While most kids are getting nervous about college or new boyfriends, Naomi Takaoka has other, bigger things to worry about…like moving to the United States from Japan.

Moving the summer after her junior year, the current CHS senior left everything she knew behind, including her friends, school and parents. The day was April 24, in Yokohama, Japan, as Takaoka boarded an airplane alone and awaited her new life in America.

Her friends in Japan still miss her and think highly of Takaoka.

“Once you get past the initial shyness, Naomi is one of the funniest people you will ever meet,” Yuji Oyama says. “She is what you would imagine all Cali girls to be, but at the same time completely different. I sometimes forget that she is only 17 because she is very [mature].”

Naomi Takaoka (right) with fellow senior Giorgia Ola after winning the 2015 Powderpuff game against the juniors.

Naomi Takaoka (right) with fellow senior Giorgia Ola after winning the 2015 Powderpuff game against the juniors.

Takaoka’s mother, Mary, teaches ESL back in Japan, and her father, Tsuyoshi, is a sales marketer. She has two older sisters, Monika who is 20 and Erika who is 22. One big challenge she faces daily is the fact that she doesn’t have her parents here with her, although she tries to talk to them at least twice a week.

She is currently living with her cousin, Elizabeth; her cousin’s husband, David; and their daughter, James.

“It wasn’t hard leaving,” Takaoka says. “The hardest part was saying bye to my dad.”

In Japan, Naomi attended a private Christian school called Hallelujah International Christian School. It had grades K-12, although it only had 40 kids in the whole school. She never played sports in school, because the school wasn’t big enough to have any sports teams.

She prefers CHS to her last school and notes that the educational system and the teachers are helpful, and they want to help you succeed. Her favorite teacher is Nora Ward.

“The relationship between everyone is so different between both schools,” Takaoka says. “Here, not everyone is friends with each other. At my old school everyone was friends with everyone from different grades.”

Naomi misses a lot of things about Japan, ranging from food to safety.

“I felt safe and like I could do anything,” Takaoka says. “There were no drunk drivers and you could come home late. There were no creepers, but I miss the cleanliness most of all.”
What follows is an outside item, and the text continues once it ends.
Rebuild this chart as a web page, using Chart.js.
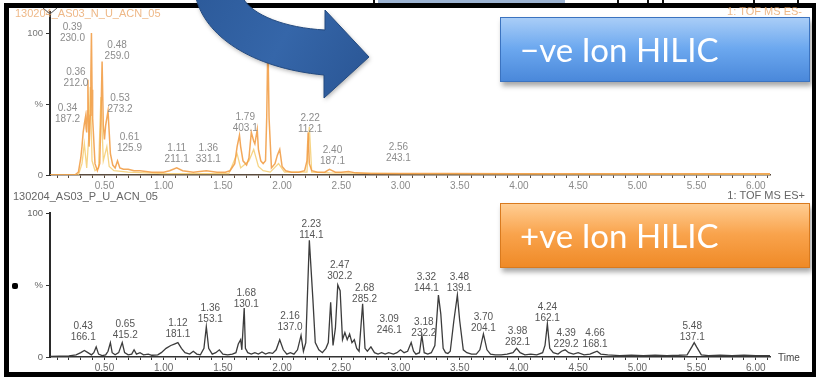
<!DOCTYPE html>
<html>
<head>
<meta charset="utf-8">
<script src="https://cdn.jsdelivr.net/npm/chart.js@4.4.1/dist/chart.umd.min.js"></script>
<style>
  html, body { margin: 0; padding: 0; background: #fff; }
  body { width: 816px; height: 379px; position: relative; overflow: hidden; font-family: "Liberation Sans", Arial, sans-serif; }
  .frame { position: absolute; left: 4px; top: 3px; width: 812px; height: 374px; box-sizing: border-box;
           border: 5px solid #000; border-right-width: 4px; border-top-width: 5px; }
  .strip { position: absolute; top: 0; height: 4px; }
  #negChart { position: absolute; left: 0; top: 0; }
  #posChart { position: absolute; left: 0; top: 190px; }
  .bullet { position: absolute; left: 12px; top: 283px; width: 6px; height: 6px; background: #000; border-radius: 2px; }
  .tag { position: absolute; left: 500px; width: 310px; height: 65px; box-sizing: border-box; color: #fff;
         font-family: Lato, "Open Sans", sans-serif; font-size: 33px; line-height: 63px; padding-left: 19px;
         box-shadow: 2px 4px 5px rgba(0,0,0,0.35); white-space: nowrap; }
  .tag.neg { top: 17px; background: linear-gradient(#a9cdf7, #6ca8ef 48%, #4a88da); border: 1px solid #3b73c0; }
  .tag.pos { top: 203px; background: linear-gradient(#ffcd92, #f9a34c 48%, #ef8a27); border: 1px solid #d97a1e; }
</style>
</head>
<body>
<div class="strip" style="left:378px;width:187px;background:#9cb3d2;"></div>
<div class="strip" style="left:373px;width:2px;background:#111;"></div>
<div class="strip" style="left:617px;width:2px;background:#111;"></div>
<div class="strip" style="left:647px;width:2px;background:#111;"></div>
<div class="strip" style="left:662px;width:2px;background:#111;"></div>
<div class="strip" style="left:753px;width:2px;background:#111;"></div>
<div class="strip" style="left:797px;width:2px;background:#111;"></div>
<div class="frame"></div>
<canvas id="negChart" width="816" height="192"></canvas>
<canvas id="posChart" width="816" height="189"></canvas>
<div class="bullet"></div>
<div class="tag neg">&minus;ve Ion HILIC</div>
<div class="tag pos">+ve Ion HILIC</div>

<script>
// Retention-time axis labels (minutes)
const xTickLabels = ['0.50','1.00','1.50','2.00','2.50','3.00','3.50','4.00','4.50','5.00','5.50','6.00'];
const yTickValues = [0, 50, 100];
const yTickLabels = ['0', '%', '100'];

// ES- run: main trace [time, % intensity]
const negTrace = [
  [0.04,0],[0.25,0],[0.28,2],[0.30,12],[0.31,20],[0.32,30],[0.33,36],[0.34,41],[0.345,33],[0.35,30],
  [0.355,45],[0.36,67],[0.365,40],[0.37,20],[0.38,42],[0.385,70],[0.39,100],[0.395,60],[0.40,40],[0.42,8],
  [0.44,3],[0.46,8],[0.47,40],[0.48,80],[0.49,35],[0.50,25],[0.51,35],[0.52,40],[0.53,45],[0.54,30],
  [0.55,15],[0.57,7],[0.59,5],[0.61,10],[0.63,5],[0.66,4],[0.70,4],[0.75,3],[0.80,3],[0.90,2],
  [1.00,2],[1.05,3],[1.11,5],[1.16,3],[1.25,2],[1.36,3],[1.45,2],[1.52,2],[1.56,3],[1.60,8],
  [1.62,20],[1.64,28],[1.65,20],[1.67,10],[1.70,7],[1.72,12],[1.74,30],[1.76,24],[1.77,22],[1.79,32],
  [1.80,18],[1.82,10],[1.84,8],[1.86,10],[1.87,40],[1.88,96],[1.89,40],[1.91,5],[1.94,8],[1.96,14],
  [1.98,18],[2.00,6],[2.03,3],[2.08,2],[2.14,2],[2.19,3],[2.21,10],[2.22,30],[2.23,8],[2.25,3],
  [2.30,2],[2.36,2],[2.40,4],[2.45,2],[2.50,2],[2.56,2.5],[2.62,1.5],[2.75,1],[3.00,1],[3.40,1],
  [4.00,0.8],[5.00,0.8],[6.12,0.8]
];
// ES- run: second (overlaid) trace
const negAltTrace = [
  [0.04,0],[0.28,0],[0.31,8],[0.33,22],[0.35,5],[0.37,30],[0.38,62],[0.395,10],[0.42,3],[0.45,5],
  [0.47,55],[0.49,10],[0.52,20],[0.54,6],[0.58,3],[0.70,2],[1.00,1],[1.55,1],[1.62,15],[1.65,5],
  [1.72,10],[1.76,18],[1.80,6],[1.84,3],[1.90,2],[1.97,8],[2.02,2],[2.21,2],[2.23,34],[2.25,2],
  [2.40,1.5],[3.00,1],[6.12,0.5]
];
// ES+ run trace
const posTrace = [
  [0.04,0.5],[0.20,0.8],[0.26,1.5],[0.30,3],[0.33,4.5],[0.36,3],[0.39,1.5],[0.41,3],[0.43,7],[0.45,2],
  [0.48,1],[0.51,1.5],[0.53,4],[0.55,10],[0.565,3],[0.59,1.5],[0.62,3],[0.65,10],[0.67,3],[0.70,1.5],
  [0.73,2],[0.75,5],[0.77,2],[0.80,3],[0.83,1.5],[0.87,2],[0.90,1.2],[0.95,1.5],[0.98,3],[1.02,6],
  [1.06,8],[1.09,9],[1.12,10],[1.15,6],[1.18,3],[1.22,2],[1.25,4],[1.28,2],[1.31,1.5],[1.34,6],
  [1.36,21],[1.38,6],[1.41,2],[1.44,3],[1.47,5],[1.50,2],[1.54,1.5],[1.58,2],[1.61,3],[1.63,9],
  [1.65,12],[1.66,5],[1.68,34],[1.69,6],[1.71,3],[1.74,2],[1.77,3],[1.80,2],[1.83,3.5],[1.86,2],
  [1.89,3],[1.92,2.5],[1.95,5],[1.98,12],[2.01,5],[2.04,2],[2.07,3],[2.10,2],[2.13,5],[2.16,15],
  [2.18,4],[2.20,10],[2.23,81],[2.26,40],[2.28,10],[2.31,5],[2.34,3],[2.37,6],[2.39,10],[2.41,38],
  [2.43,8],[2.45,20],[2.47,50],[2.49,46],[2.51,12],[2.53,17],[2.55,12],[2.57,16],[2.59,10],[2.61,12],
  [2.63,6],[2.65,4],[2.68,37],[2.70,6],[2.72,4],[2.75,7],[2.78,3],[2.81,2],[2.84,3],[2.87,2],
  [2.90,3],[2.94,2],[2.97,3],[3.00,5],[3.03,3],[3.06,4],[3.09,10],[3.11,4],[3.13,2],[3.16,3],
  [3.18,15],[3.20,3],[3.23,2],[3.26,3],[3.29,8],[3.32,43],[3.34,30],[3.36,6],[3.38,3],[3.40,2.5],
  [3.42,4],[3.45,25],[3.48,43],[3.50,25],[3.53,5],[3.56,3],[3.60,2],[3.64,2],[3.67,5],[3.70,16],
  [3.73,5],[3.76,2],[3.80,1.5],[3.85,1.5],[3.90,2],[3.95,3],[3.98,6],[4.01,3],[4.05,1.5],[4.10,2],
  [4.15,1.5],[4.20,3],[4.22,8],[4.24,23],[4.26,6],[4.29,3],[4.33,2],[4.36,4],[4.39,5],[4.42,3],
  [4.46,2],[4.50,3],[4.55,1.5],[4.60,2],[4.63,3],[4.66,4],[4.69,2],[4.75,1.5],[4.85,1],[4.95,1.2],
  [5.05,1],[5.15,1.3],[5.25,1],[5.35,1.2],[5.42,1.5],[5.46,7],[5.48,10],[5.50,7],[5.54,1.5],[5.60,1],
  [5.70,1.3],[5.80,1],[5.90,1.2],[6.00,1],[6.12,1]
];

// Annotated peaks: retention time and base m/z
const negPeakRT = [0.34, 0.36, 0.39, 0.48, 0.53, 0.61, 1.11, 1.36, 1.79, 2.22, 2.40, 2.56];
const negPeakMz = [187.2, 212.0, 230.0, 259.0, 273.2, 125.9, 211.1, 331.1, 403.1, 112.1, 187.1, 243.1];
const posPeakRT = [0.43, 0.65, 1.12, 1.36, 1.68, 2.16, 2.23, 2.47, 2.68, 3.09, 3.18, 3.32, 3.48, 3.70, 3.98, 4.24, 4.39, 4.66, 5.48];
const posPeakMz = [166.1, 415.2, 181.1, 153.1, 130.1, 137.0, 114.1, 302.2, 285.2, 246.1, 232.2, 144.1, 139.1, 204.1, 282.1, 162.1, 229.2, 168.1, 137.1];

// Label placement offsets (px) so neighbouring annotations do not collide
const negLabelShift = [[-18,10],[-12,11],[-19,13],[15,3],[12,6],[12,-5],[0,-1],[2,-3],[-12,7],[2,5],[3,0],[50,-5]];
const posLabelShift = [[-13,-2],[3,1],[0,0],[4,0],[2,4],[-11,0],[2,3],[2,-1],[2,4],[-22,-4],[2,6],[-12,1],[2,1],[0,2],[1,2],[0,2],[1,2],[-2,1],[-2,3]];

const FONT = '"Liberation Sans", Arial, sans-serif';
const toPoints = tr => tr.map(([t, v]) => ({ x: t, y: v }));

const peakLabels = {
  id: 'peakLabels',
  afterDatasetsDraw(chart, args, opts) {
    const { ctx, scales: { x, y } } = chart;
    const data = chart.data.datasets[0].data;
    ctx.save();
    ctx.font = '10px ' + FONT;
    ctx.fillStyle = opts.color;
    ctx.textAlign = 'center';
    ctx.textBaseline = 'middle';
    opts.rt.forEach((rt, i) => {
      const apex = data.reduce((b, d) => Math.abs(d.x - rt) < Math.abs(b.x - rt) ? d : b);
      const px = x.getPixelForValue(rt);
      const py = y.getPixelForValue(apex.y);
      const [dx, dy] = opts.shift[i] || [0, 0];
      const ly = py - 19 + dy;
      ctx.fillText(rt.toFixed(2), px + dx, ly);
      ctx.fillText(opts.mz[i].toFixed(1), px + dx, ly + 11);
    });
    ctx.restore();
  }
};

const headerText = {
  id: 'headerText',
  afterDraw(chart, args, opts) {
    const ctx = chart.ctx;
    ctx.save();
    ctx.font = '11px ' + FONT;
    ctx.textBaseline = 'middle';
    ctx.fillStyle = opts.color;
    ctx.textAlign = 'left';
    ctx.fillText(opts.run, opts.runX, opts.runY);
    ctx.textAlign = 'right';
    ctx.fillText(opts.fn, opts.fnX, opts.fnY);
    if (opts.time) {
      ctx.font = '10px ' + FONT;
      ctx.fillStyle = '#444';
      ctx.textAlign = 'left';
      ctx.fillText('Time', 778, chart.chartArea.bottom + 1);
    }
    ctx.restore();
  }
};

// Curved callout arrow and axis cap drawn over the ES- panel
const overlayArrow = {
  id: 'overlayArrow',
  afterDraw(chart) {
    const ctx = chart.ctx;
    ctx.save();
    ctx.strokeStyle = '#555';
    ctx.lineWidth = 1;
    ctx.beginPath();
    ctx.moveTo(43, 8); ctx.lineTo(50, 14); ctx.lineTo(57, 8);
    ctx.stroke();

    const g = ctx.createLinearGradient(200, 0, 360, 90);
    g.addColorStop(0, '#2d5b9b');
    g.addColorStop(0.5, '#3566a9');
    g.addColorStop(1, '#2b5796');
    ctx.shadowColor = 'rgba(0,0,0,0.3)';
    ctx.shadowBlur = 4;
    ctx.shadowOffsetX = 1;
    ctx.shadowOffsetY = 2;
    ctx.beginPath();
    ctx.moveTo(196, -2);
    ctx.bezierCurveTo(205, 35, 250, 68, 324, 75);
    ctx.lineTo(324, 98);
    ctx.lineTo(369, 57);
    ctx.lineTo(325, 10);
    ctx.lineTo(325, 30);
    ctx.bezierCurveTo(285, 28, 252, 15, 243, -2);
    ctx.closePath();
    ctx.fillStyle = g;
    ctx.fill();
    ctx.shadowColor = 'transparent';
    ctx.strokeStyle = '#234a80';
    ctx.lineWidth = 1;
    ctx.stroke();
    ctx.restore();
  }
};

function xScale(color, axisColor, height) {
  const majors = xTickLabels.map(Number);
  return {
    type: 'linear', min: 0.04, max: 6.12,
    afterFit(s) { s.height = height; },
    afterBuildTicks(s) {
      const t = [];
      for (let k = 1; k <= 61; k++) t.push({ value: k / 10 });
      s.ticks = t;
    },
    ticks: {
      autoSkip: false, maxRotation: 0, minRotation: 0, padding: 2, color,
      font: { size: 10, family: FONT },
      callback(v) {
        const i = majors.findIndex(m => Math.abs(m - v) < 1e-6);
        return i >= 0 ? xTickLabels[i] : '';
      }
    },
    grid: { drawOnChartArea: false, drawTicks: true, tickLength: 3, tickColor: axisColor, tickWidth: 1 },
    border: { display: true, color: axisColor, width: 1.5 }
  };
}

function yScale(max, color) {
  return {
    min: 0, max,
    afterFit(s) { s.width = 50; },
    afterBuildTicks(s) { s.ticks = yTickValues.map(v => ({ value: v })); },
    ticks: {
      padding: 3, color,
      font: { size: 9.5, family: FONT },
      callback(v, i) { return yTickLabels[i]; }
    },
    grid: { drawOnChartArea: false, drawTicks: true, tickLength: 4, tickColor: '#333', tickWidth: 1 },
    border: { display: true, color: '#2a2a2a', width: 2 }
  };
}

new Chart(document.getElementById('negChart'), {
  type: 'line',
  data: {
    datasets: [
      { data: toPoints(negTrace), borderColor: 'rgba(242,158,72,0.9)', borderWidth: 1.5, pointRadius: 0, tension: 0 },
      { data: toPoints(negAltTrace), borderColor: 'rgba(245,205,110,0.85)', borderWidth: 1.3, pointRadius: 0, tension: 0 }
    ]
  },
  options: {
    responsive: false, animation: false, events: [],
    layout: { padding: { top: 12, right: 46, left: 0, bottom: 0 } },
    scales: { x: xScale('#8a8a8a', '#5a4a3c', 17), y: yScale(114.8, '#777') },
    plugins: {
      legend: { display: false }, tooltip: { enabled: false },
      peakLabels: { rt: negPeakRT, mz: negPeakMz, shift: negLabelShift, color: '#8c8c8c' },
      headerText: { run: '130204_AS03_N_U_ACN_05', runX: 15, runY: 14, fn: '1: TOF MS ES-', fnX: 802, fnY: 12, color: 'rgba(232,160,95,0.75)' }
    }
  },
  plugins: [peakLabels, headerText, overlayArrow]
});

new Chart(document.getElementById('posChart'), {
  type: 'line',
  data: {
    datasets: [
      { data: toPoints(posTrace), borderColor: '#3c3c3c', borderWidth: 1.3, pointRadius: 0, tension: 0 }
    ]
  },
  options: {
    responsive: false, animation: false, events: [],
    layout: { padding: { top: 23, right: 46, left: 0, bottom: 0 } },
    scales: { x: xScale('#666', '#333', 22), y: yScale(100, '#666') },
    plugins: {
      legend: { display: false }, tooltip: { enabled: false },
      peakLabels: { rt: posPeakRT, mz: posPeakMz, shift: posLabelShift, color: '#555' },
      headerText: { run: '130204_AS03_P_U_ACN_05', runX: 13, runY: 7, fn: '1: TOF MS ES+', fnX: 805, fnY: 6, color: '#666', time: true }
    }
  },
  plugins: [peakLabels, headerText]
});
</script>
</body>
</html>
Her new friends here at CHS have only positive things to say about Takaoka.

“Naomi is a very great and bubbly person,” senior Ariel Hopkins says. “I feel like I can talk to her about anything without judgment, and we have developed a very good friendship.”

Naomi’s favorite thing about moving is the new challenges that she faces each day.

Takaoka came to live in the U.S. for residency to attend colleges here for in-state tuition. She loves the small town of Carmel because the general vibe it gives off.

“Everything is slow paced and everyone is so friendly,” Takaoka says. “Nothing is rushed.”